■ **Task brief**
Output the full listing below exactly, without the pictures.

------------------------------------

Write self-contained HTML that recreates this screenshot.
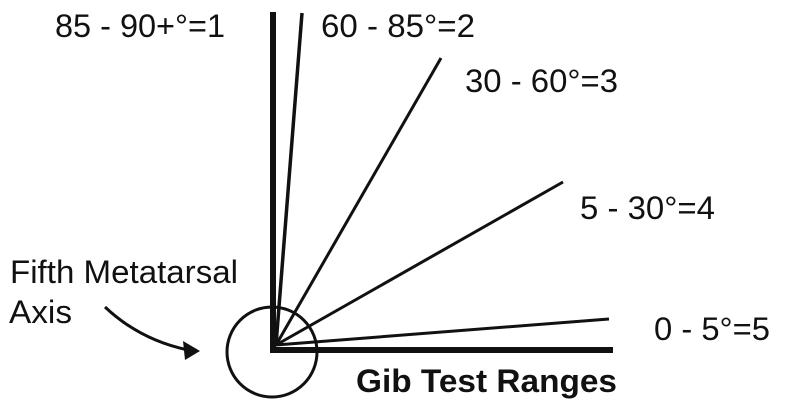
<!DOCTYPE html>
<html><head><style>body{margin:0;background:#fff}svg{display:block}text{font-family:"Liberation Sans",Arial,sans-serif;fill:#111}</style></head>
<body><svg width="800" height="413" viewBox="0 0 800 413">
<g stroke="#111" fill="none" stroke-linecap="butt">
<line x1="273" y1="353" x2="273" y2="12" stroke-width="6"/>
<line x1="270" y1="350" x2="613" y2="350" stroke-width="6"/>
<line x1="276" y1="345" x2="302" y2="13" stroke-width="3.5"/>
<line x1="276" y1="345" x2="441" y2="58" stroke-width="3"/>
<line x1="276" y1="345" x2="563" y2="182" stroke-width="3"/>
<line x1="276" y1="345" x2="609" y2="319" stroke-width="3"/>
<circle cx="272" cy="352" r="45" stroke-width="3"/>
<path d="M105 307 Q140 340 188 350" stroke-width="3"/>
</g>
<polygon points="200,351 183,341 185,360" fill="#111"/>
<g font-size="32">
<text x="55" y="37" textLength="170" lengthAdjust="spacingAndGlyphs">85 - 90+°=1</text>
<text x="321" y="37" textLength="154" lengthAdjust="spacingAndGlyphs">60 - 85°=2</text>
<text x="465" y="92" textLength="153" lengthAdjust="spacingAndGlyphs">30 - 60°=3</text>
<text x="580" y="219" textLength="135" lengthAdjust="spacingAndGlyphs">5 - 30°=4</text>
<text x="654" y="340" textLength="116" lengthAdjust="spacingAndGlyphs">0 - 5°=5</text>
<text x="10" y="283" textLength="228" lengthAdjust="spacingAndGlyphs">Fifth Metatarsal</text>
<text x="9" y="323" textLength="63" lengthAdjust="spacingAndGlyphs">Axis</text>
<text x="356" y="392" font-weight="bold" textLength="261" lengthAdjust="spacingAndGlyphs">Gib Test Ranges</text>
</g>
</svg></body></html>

------------------------------------

■ **Answer to the exercise**
Write self-contained HTML that recreates this screenshot.
<!DOCTYPE html>
<html><head><style>body{margin:0;background:#fff}svg{display:block}text{font-family:"Liberation Sans",Arial,sans-serif;fill:#111}</style></head>
<body><svg width="800" height="413" viewBox="0 0 800 413">
<g stroke="#111" fill="none" stroke-linecap="butt">
<line x1="273" y1="353" x2="273" y2="12" stroke-width="6"/>
<line x1="270" y1="350" x2="613" y2="350" stroke-width="6"/>
<line x1="276" y1="345" x2="302" y2="13" stroke-width="3.5"/>
<line x1="276" y1="345" x2="441" y2="58" stroke-width="3"/>
<line x1="276" y1="345" x2="563" y2="182" stroke-width="3"/>
<line x1="276" y1="345" x2="609" y2="319" stroke-width="3"/>
<circle cx="272" cy="352" r="45" stroke-width="3"/>
<path d="M105 307 Q140 340 188 350" stroke-width="3"/>
</g>
<polygon points="200,351 183,341 185,360" fill="#111"/>
<g font-size="32">
<text x="55" y="37" textLength="170" lengthAdjust="spacingAndGlyphs">85 - 90+°=1</text>
<text x="321" y="37" textLength="154" lengthAdjust="spacingAndGlyphs">60 - 85°=2</text>
<text x="465" y="92" textLength="153" lengthAdjust="spacingAndGlyphs">30 - 60°=3</text>
<text x="580" y="219" textLength="135" lengthAdjust="spacingAndGlyphs">5 - 30°=4</text>
<text x="654" y="340" textLength="116" lengthAdjust="spacingAndGlyphs">0 - 5°=5</text>
<text x="10" y="283" textLength="228" lengthAdjust="spacingAndGlyphs">Fifth Metatarsal</text>
<text x="9" y="323" textLength="63" lengthAdjust="spacingAndGlyphs">Axis</text>
<text x="356" y="392" font-weight="bold" textLength="261" lengthAdjust="spacingAndGlyphs">Gib Test Ranges</text>
</g>
</svg></body></html>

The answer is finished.